Schebler’s tremendous season at Double-A established himself as a legitimate prospect in the system. This is what I wrote about him last year.
“The athletic outfielder is a good power-speed combination prospect. He isn’t Joc Pederson in that department, but he’s not as far off as some would expect. At best in the majors, he’s a 20/20-type guy, but he’s probably more of a 15-18 home run/10-15 stolen base player. However, he has some improvements to make if he wants to reach that ceiling.
Schebler doesn’t draw a lot of walks. He entered this season with a 5.3 percent walk rate in 1,477 minor-league plate appearances. This season, he’s walking at a career-best 7.9 percent rate. If he could walk that “frequently” in the majors, he could be an everyday player. But with the power and the limited number of walks come strikeouts. Entering 2014, he had struck out in 23.1 percent of his plate appearances. That isn’t terrible, but with a lower-than-preferred walk rate, it stands out a little more. This season, he has improved by striking out 19.5 percent of the time.”
Everything about this remains true. Despite a drop in production at Triple-A, Schebler was still able to improve his walk rate by 0.2 percent and dropped his strikeout rate by 0.4 percent. He’s settling into the kind of hitter he’s going to be at the next level — corner outfielder with mid-to-high-.700s OPS with at least average speed, can take a walk every once in awhile and not strike out enough to cause much concern. He’ll probably hit at least .250 in the majors, but batting average doesn’t mean a whole lot anymore.
So far with the Dodgers, he has been excellent. Yes, it has been 10 games, but he’s already been worth half a win and his three home runs have been awfully impressive.
“Over Memorial Day weekend, new Dodgers director of player development Gabe Kapler visited the Triple-A Dodgers in Las Vegas. The two men met, and Kapler presented Schebler a pack of data, six or so metrics that showed he wasn’t so much struggling as he was getting unlucky. More than 30 percent of the balls he was putting into play were traveling 95 mph or faster, a number that should lead to more success, more power.
‘Honestly, you’re fine,’ Kapler told him that day. ‘You’re kind of right where we want you to be.’

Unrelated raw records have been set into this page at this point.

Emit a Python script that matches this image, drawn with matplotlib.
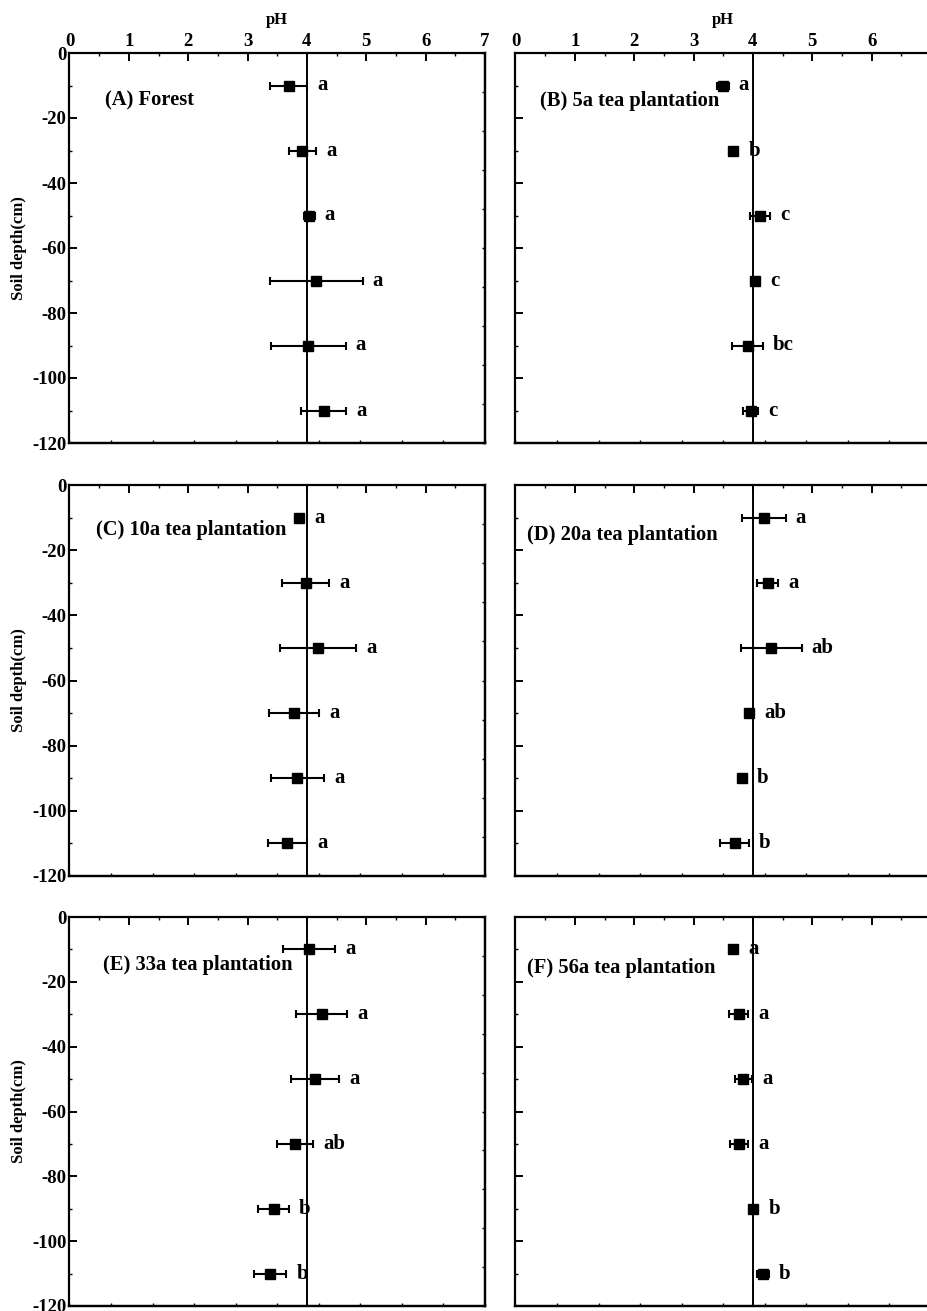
import numpy as np
import matplotlib
matplotlib.use("Agg")
import matplotlib.pyplot as plt
from matplotlib.ticker import MultipleLocator, NullFormatter

plt.rcParams['font.family'] = ['Liberation Serif', 'DejaVu Serif']
plt.rcParams['font.weight'] = 'bold'
plt.rcParams['axes.unicode_minus'] = False

depth = [-10, -30, -50, -70, -90, -110]

ph_A = [3.69, 3.92, 4.04, 4.16, 4.02, 4.28]
err_A = [0.31, 0.23, 0.09, 0.78, 0.63, 0.38]
let_A = ['a', 'a', 'a', 'a', 'a', 'a']

ph_B = [3.49, 3.67, 4.12, 4.04, 3.91, 3.96]
err_B = [0.10, 0.04, 0.17, 0.04, 0.26, 0.12]
let_B = ['a', 'b', 'c', 'c', 'bc', 'c']

ph_C = [3.86, 3.98, 4.19, 3.78, 3.84, 3.67]
err_C = [0.04, 0.40, 0.64, 0.42, 0.45, 0.33]
let_C = ['a', 'a', 'a', 'a', 'a', 'a']

ph_D = [4.18, 4.25, 4.31, 3.93, 3.81, 3.69]
err_D = [0.37, 0.18, 0.51, 0.04, 0.04, 0.24]
let_D = ['a', 'a', 'ab', 'ab', 'b', 'b']

ph_E = [4.04, 4.25, 4.14, 3.80, 3.44, 3.38]
err_E = [0.44, 0.43, 0.40, 0.31, 0.26, 0.27]
let_E = ['a', 'a', 'a', 'ab', 'b', 'b']

ph_F = [3.67, 3.76, 3.84, 3.77, 4.00, 4.17]
err_F = [0.04, 0.16, 0.15, 0.15, 0.04, 0.10]
let_F = ['a', 'a', 'a', 'a', 'b', 'b']

titles = ['(A) Forest', '(B) 5a tea plantation', '(C) 10a tea plantation',
          '(D) 20a tea plantation', '(E) 33a tea plantation', '(F) 56a tea plantation']
title_pos = [(0.086, 0.879), (0.059, 0.877), (0.064, 0.885),
             (0.027, 0.872), (0.081, 0.877), (0.027, 0.870)]

panels = [(ph_A, err_A, let_A), (ph_B, err_B, let_B), (ph_C, err_C, let_C),
          (ph_D, err_D, let_D), (ph_E, err_E, let_E), (ph_F, err_F, let_F)]

W, H = 928, 1311
fig = plt.figure(figsize=(W / 100, H / 100), dpi=100)

col_x = [69.5, 515.5]
col_w = 415.5
rows = [(53, 443), (485, 876), (917, 1306)]

for i, (ph, err, lets) in enumerate(panels):
    r, c = divmod(i, 2)
    top, bot = rows[r]
    ax = fig.add_axes([col_x[c] / W, 1 - bot / H, col_w / W, (bot - top) / H])
    ax.set_xlim(0, 7)
    ax.set_ylim(-120, 0)

    ax.axvline(4, color='black', lw=1.4, zorder=1)
    ax.errorbar(ph, depth, xerr=err, fmt='s', color='black', ms=7.5,
                elinewidth=1.5, capsize=3.2, capthick=1.5, zorder=3)
    for x, e, y, t in zip(ph, err, depth, lets):
        ax.text(x + max(e, 0.09) + 0.17, y, t, ha='left', va='center',
                fontsize=15, fontweight='bold')

    tx, ty = title_pos[i]
    ax.text(tx, ty, titles[i], transform=ax.transAxes, ha='left', va='center',
            fontsize=14.8, fontweight='bold')

    for s in ax.spines.values():
        s.set_linewidth(1.6)

    ax.xaxis.tick_top()
    ax.xaxis.set_major_locator(MultipleLocator(1))
    ax.xaxis.set_minor_locator(MultipleLocator(0.5))
    ax.yaxis.set_major_locator(MultipleLocator(20))
    ax.yaxis.set_minor_locator(MultipleLocator(10))
    ax.tick_params(axis='both', which='major', direction='in', length=5.5,
                   width=1.4, labelsize=13.5, pad=2)
    ax.tick_params(axis='both', which='minor', direction='in', length=2.5,
                   width=1.0)
    ax.tick_params(axis='y', which='both', right=False)
    ax.set_yticks(np.arange(-120, 1, 20))
    ax.set_yticklabels([str(v) for v in np.arange(-120, 1, 20)])

    if r == 0:
        ticks = list(range(0, 8))
        ax.set_xticks(ticks)
        if c == 0:
            ax.set_xticklabels([str(t) for t in ticks])
        else:
            ax.set_xticklabels([str(t) if t < 7 else '' for t in ticks])
        ax.xaxis.set_label_position('top')
        ax.set_xlabel('pH', fontsize=12, fontweight='bold', labelpad=7)
    else:
        ax.xaxis.set_major_formatter(NullFormatter())

    if c == 0:
        ax.set_ylabel('Soil depth(cm)', fontsize=12, fontweight='bold', labelpad=4)
    else:
        ax.yaxis.set_major_formatter(NullFormatter())

    sec_x = ax.secondary_xaxis('bottom')
    sec_x.set_xticks(np.arange(0, 7.01, 0.7))
    sec_x.xaxis.set_major_formatter(NullFormatter())
    sec_x.tick_params(direction='in', length=2.5, width=1.0)
    sec_x.spines['bottom'].set_linewidth(1.6)

    sec_y = ax.secondary_yaxis('right')
    sec_y.set_yticks(np.arange(-120, 0.1, 12))
    sec_y.yaxis.set_major_formatter(NullFormatter())
    sec_y.tick_params(direction='in', length=2.5, width=1.0)
    sec_y.spines['right'].set_linewidth(1.6)

fig.savefig('out.png', dpi=100)
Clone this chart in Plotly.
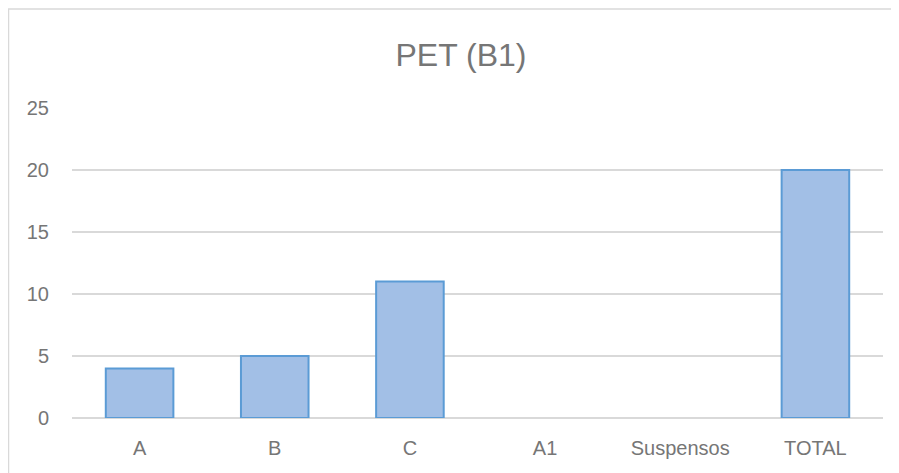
import plotly.graph_objects as go

categories = ["A", "B", "C", "A1", "Suspensos", "TOTAL"]
values = [4, 5, 11, 0, 0, 20]
y_ticks = [0, 5, 10, 15, 20, 25]

# page body adds an 8px offset; figure sized so it fits the window
W, H = 891, 465
L, R, T, B = 64, 16, 100, 55
pw, ph = W - L - R, H - T - B

# no outline on zero-height bars (as in the original)
outline = [2 if v > 0 else 0 for v in values]

fig = go.Figure()
fig.add_trace(go.Bar(
    x=categories, y=values,
    marker=dict(color="#a2bfe6", line=dict(color="#5b9bd5", width=outline)),
    width=0.5,
))

txt = "#767676"
fnt = "Liberation Sans, Arial, sans-serif"
fig.update_layout(
    width=W, height=H,
    paper_bgcolor="white", plot_bgcolor="white",
    margin=dict(l=L, r=R, t=T, b=B),
    showlegend=False,
    font=dict(family=fnt, color=txt, size=20),
    title=dict(text="PET (B1)", xref="container", x=453 / W, xanchor="center",
               yref="container", y=1 - 47 / H, yanchor="middle",
               font=dict(size=32, color=txt, family=fnt)),
    xaxis=dict(showgrid=False, showline=False, ticks="", ticklabelstandoff=16,
               tickfont=dict(size=20, color=txt)),
    yaxis=dict(range=[0, 25], tickvals=y_ticks, showgrid=True, gridcolor="#d9d9d9", gridwidth=1.5,
               zeroline=True, zerolinecolor="#d9d9d9", zerolinewidth=1.5,
               ticks="", ticklabelstandoff=22, tickfont=dict(size=20, color=txt)),
    shapes=[dict(type="rect", xref="paper", yref="paper",
                 x0=-(L - 0.5) / pw, x1=1.5, y0=-1.0, y1=(ph + T - 1) / ph,
                 line=dict(color="#d9d9d9", width=1.5), fillcolor="rgba(0,0,0,0)", layer="below")],
)
fig.write_html("out.html")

Two weeks later, with his conventional statistics still subpar, the Dodgers called Schebler up to the majors for a day, to give him a taste of what he has coming. His first major-league hit was clocked at 105.6 mph. With a renewed sense of self-confidence, Schebler said his perspective had been permanently altered.”
And that hasn’t changed. It’s an extremely small sample size, but Schebler is hitting the ball extremely hard in his first 25 plate appearances.
It’s skewed because of the 109 MPH home run he hit last night, but he has been well above-average the previous two weeks.
With Andre Ethier and Carl Crawford still around, Schebler won’t get a ton of playing time. But he’s doing nothing but improving his stock for next year — be it with the Dodgers or another team. He very well might force the Dodgers to trade Ethier or Crawford in the offseason. Seeing as the Dodger front office is aiming to bring payroll down to avoid playing the luxury tax every year, having a guy like Schebler who could possibly produce as well as Crawford for a fraction of the cost would be invaluable. And with Kapler’s affinity for Schebler, I’d be surprised if he were traded in the offseason.
Something something depth. Hooray depth!